James Joyce looking like you’d expect, based off his writings.
A (moderately) short biography:
James Joyce (full name James Augustine Aloysius Joyce) was born on the 2nd of February 1882 to John Stanislaus Joyce and Mary Jane Murray in a small suburb of Dublin, Ireland.
At the age of 17, Joyce enrolled in a local university, where he studied English and Italian. At 21, he traveled to Paris to study medicine, but soon dropped out and spent months of his time, and his family’s money, reading and writing.

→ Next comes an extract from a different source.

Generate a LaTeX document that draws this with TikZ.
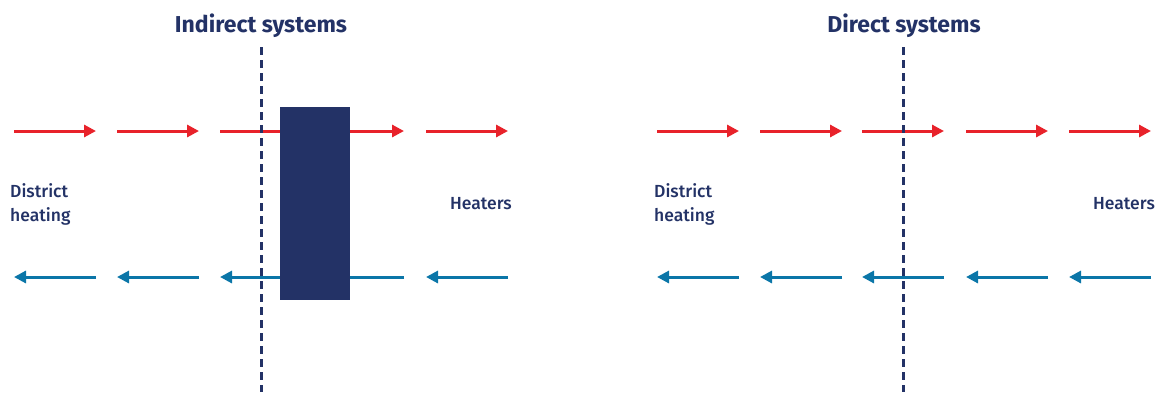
\documentclass[tikz,border=0pt]{standalone}
\usepackage{fontspec}
\setmainfont{Fira Sans}
\newfontfamily\medfont{Fira Sans}[UprightFont=* Medium]
\usetikzlibrary{arrows.meta}
\definecolor{sysnavy}{HTML}{233266}
\definecolor{supplyred}{HTML}{E8222A}
\definecolor{returnblue}{HTML}{0B76A8}

\begin{document}
\begin{tikzpicture}[x=1pt,y=-1pt,
  title/.style={font=\bfseries\fontsize{23}{28}\selectfont,text=sysnavy,inner sep=0pt,anchor=base},
  lbl/.style={font=\medfont\fontsize{17.5}{24}\selectfont,text=sysnavy,align=left,inner sep=0pt,anchor=base west},
  hot/.style={draw=supplyred,line width=3pt,-{Triangle[length=12pt,width=12pt]}},
  cold/.style={draw=returnblue,line width=3pt,-{Triangle[length=12pt,width=12pt]}},
  divider/.style={draw=sysnavy,line width=3pt,dash pattern=on 8pt off 5pt},
  hex/.style={fill=sysnavy,minimum width=70pt,minimum height=193pt,inner sep=0pt,anchor=north west}]
\useasboundingbox (0,0) rectangle (1158,392);
% indirect systems
\node[title] (tInd) at (261,32) {Indirect systems};
\foreach \s/\e [count=\i] in {14/96,117/199,220/404,426/508}{
  \coordinate (ira\i) at (\s,131); \coordinate (irb\i) at (\e,131);
  \draw[hot] (ira\i)--(irb\i);
  \coordinate (iba\i) at (\e,277); \coordinate (ibb\i) at (\s,277);
  \draw[cold] (iba\i)--(ibb\i);
}
\coordinate (iTop) at (261,47); \coordinate (iBot) at (261,392);
\draw[divider] (iTop)--(iBot);
\node[hex] (hx) at (280,107) {};
\node[lbl] (dhA) at (10,221) {District\\heating};
\node[lbl] (htA) at (450,209) {Heaters};
% direct systems
\node[title] (tDir) at (904,32) {Direct systems};
\foreach \s/\e [count=\i] in {657/739,760/842,862/944,966/1048,1069/1151}{
  \coordinate (dra\i) at (\s,131); \coordinate (drb\i) at (\e,131);
  \draw[hot] (dra\i)--(drb\i);
  \coordinate (dba\i) at (\e,277); \coordinate (dbb\i) at (\s,277);
  \draw[cold] (dba\i)--(dbb\i);
}
\coordinate (dTop) at (903,47); \coordinate (dBot) at (903,392);
\draw[divider] (dTop)--(dBot);
\node[lbl] (dhB) at (654,221) {District\\heating};
\node[lbl] (htB) at (1093,209) {Heaters};
\end{tikzpicture}
\end{document}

Joyce returned home shortly after, summoned by a telegraph sent by his father about his mothers imminent death. He spend his time back home drinking heavily, writing book reviews to survive. He attempted twice to publish an essay/novel on the nature of Aestheticism, the second attempt the essay was reworked into a semi-autobiographical piece that would later become A Portrait of the Artist as a Young Man.
In 1904, he met is would-be wife, Nora Barnacle, with whom he moved to Zurich, Switzerland for a teaching position, which turned out to be a con. He went around to several more schools before settling in a city in Croatia where Nora gave birth to their first son, George, and Joyce managed to convince his brother to join him as a teacher. In 1906 he moved to Rome, and then returned a year later. He spend the next decade or so teaching in Croatia, and traveling to and from Dublin to iron out problems with his publisher. His wife later gave birth to his daughter, Lucia, around this time period.
In 1915, at the outbreak of World War I, Joyce moved back to Switzerland, and met a man who would become a good friend of his, Frank Budgen. Frank would later introduce him to Harriet Shaw Weaver, who would later “sponsor” him, so to speak. His time in Switzerland was perhaps his most productive, writing Exiles, A Portrait of the Artist as a Young Man, and Ulysses.
He moved to Paris in 1920, and remained for twenty more years, finishing Ulysses with help from Harriet. It was around this time he began to gain more and more fame, just as his eyesight became worse and worse. He frequently traveled to Switzerland to undergo treatment for his ailing vision, and for his daughter, who was diagnosed with Schizophrenia. His daughter was treated by Carl Jung, who upon reading Ulysses concluded that Joyce was also suffering from Schizophrenia.
In 1941 he died in Zurich after fleeing Paris from the Nazis.